COMMENTARY: Don’t forget the individual in urban ministry

c. 1999 Religion News Service (Samuel K. Atchison is an ordained minister and has worked as a policy analyst and social worker to the homeless. He currently is a prison chaplain in Trenton, N.J.) UNDATED _ From time to time I am asked _ often with incredulity _ why I became involved in ministry to […]

c. 1999 Religion News Service

(Samuel K. Atchison is an ordained minister and has worked as a policy analyst and social worker to the homeless. He currently is a prison chaplain in Trenton, N.J.)

UNDATED _ From time to time I am asked _ often with incredulity _ why I became involved in ministry to the poor and imprisoned. What motivates me and what do I hope to accomplish?


The answers, I suppose, are rooted in my upbringing. Quite without realizing it, my father laid the foundation for my understanding of ministry, providing lessons that inform me to this day.

My father was a self-made man who believed that a person’s past, however bad, is not necessarily a reliable predictor of his future. The son of a sharecropper, born and reared in the Jim Crow South, Dad knew that desperate times can lead a man to commit desperate, even criminal, acts.

But he also believed that given a fair opportunity to redeem himself, the erstwhile criminal may well prove himself worthy of trust. And even if he doesn’t, the man’s true character will be revealed.

Thus, it was not unusual for my father to hire newly released ex-offenders to work in his home improvement business. Willie, Elwood and others were among the men my brother and I worked with as teenagers during the summers we assisted in Dad’s business. We worked, ate and conversed with them, all with no ill effects.

It was against this backdrop that my understanding of the intrinsic value of the individual began to take shape. If I could serve individuals effectively, I reasoned, the community at-large would be served as well.

How interesting then that investing in individual lives seems to be missing from many social programs today; that as we attempt to serve the wider community the value of the individual is lost. How interesting that in pursuit of more efficient and effective programs to serve people’s needs, the most efficient and cost-effective programs are too often ignored.

With the passage, in 1996, of welfare reform legislation designed to end, in President Clinton’s words,”welfare as we know it,”churches and other religious non-profits became eligible to provide services to recipients of Aid to Families with Dependent Children under the law’s”charitable choice”provision. This meant that, for the first time, sectarian organizations could compete for federal funds without changing the religious focus of their work.
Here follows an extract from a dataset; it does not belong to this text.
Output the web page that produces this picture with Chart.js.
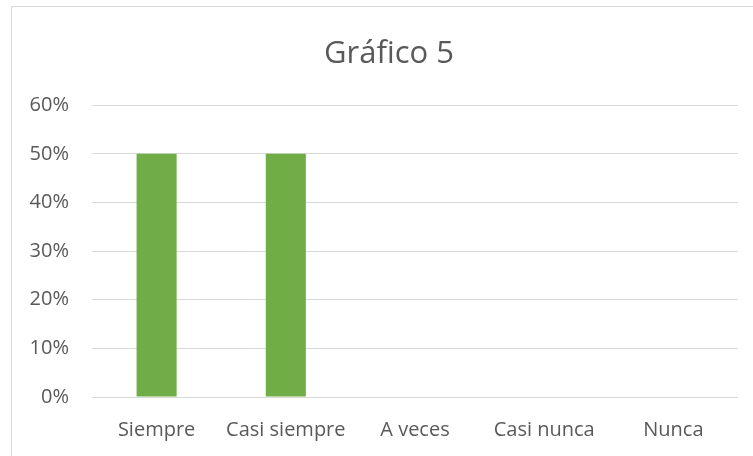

Initially, there was little response to the provision because of the brouhaha over the ending of AFDC. Eventually, however, religious organizations began to respond to federal requests for proposals, with predictable results.

Most of the funding awarded to churches has gone to large, well-heeled megachurches, while relatively few grants have been awarded to smaller ministries.

On one level, of course, the funding disparity is understandable. Megachurches, particularly those located in the inner-city, are generally well-organized, multifaceted corporations. Their prestige often ensures that even without outside funding they are able to attract highly skilled persons to run their programs. Moreover, they are often led by high-profile pastors whose reputations and political influence lend a certain cachet to the ministries under their control.

Hence, programs funded under those auspices are generally given favorable press, thereby ensuring a win-win situation for grant funder and grant recipient alike.

But are they better?

My experience suggests that programs run by smaller ministries are often more effective and cost-efficient than those run by their megachurch counterparts. Why? The answer is commitment.

For example, programs run by small ministries often have a longer history of service to the poor than their well-to-do counterparts. Where larger churches often develop programs in response to the availability of funding, small churches tend to develop their ministries primarily in response to need.


As a result, though they usually have very little money, such shoestring budget programs often develop deep roots in the communities they serve. Indeed, in the inner city, the smaller churches often begin as parachurch ministries designed to address a specific need existing in the community, such as youth ministry or drug rehabilitation.

What such”blessing stations”lack in resources and prestige they generally make up for in devotion to their clients.

With little in the way of funding, they are less concerned with per capita costs than with the intrinsic value of their individual clients. Ironically, their commitment enables them to stretch their meager funds at great sacrifice to their workers, thus keeping their costs down.

Under the best of conditions, ministry is difficult and inner-city ministry almost impossible. Yet, if it is to be effective, such service must have at its heart an understanding of the value of the individual, a value bestowed by God Himself.

Ministries that impact their communities understand this truth. Any funding they receive is well worth the investment.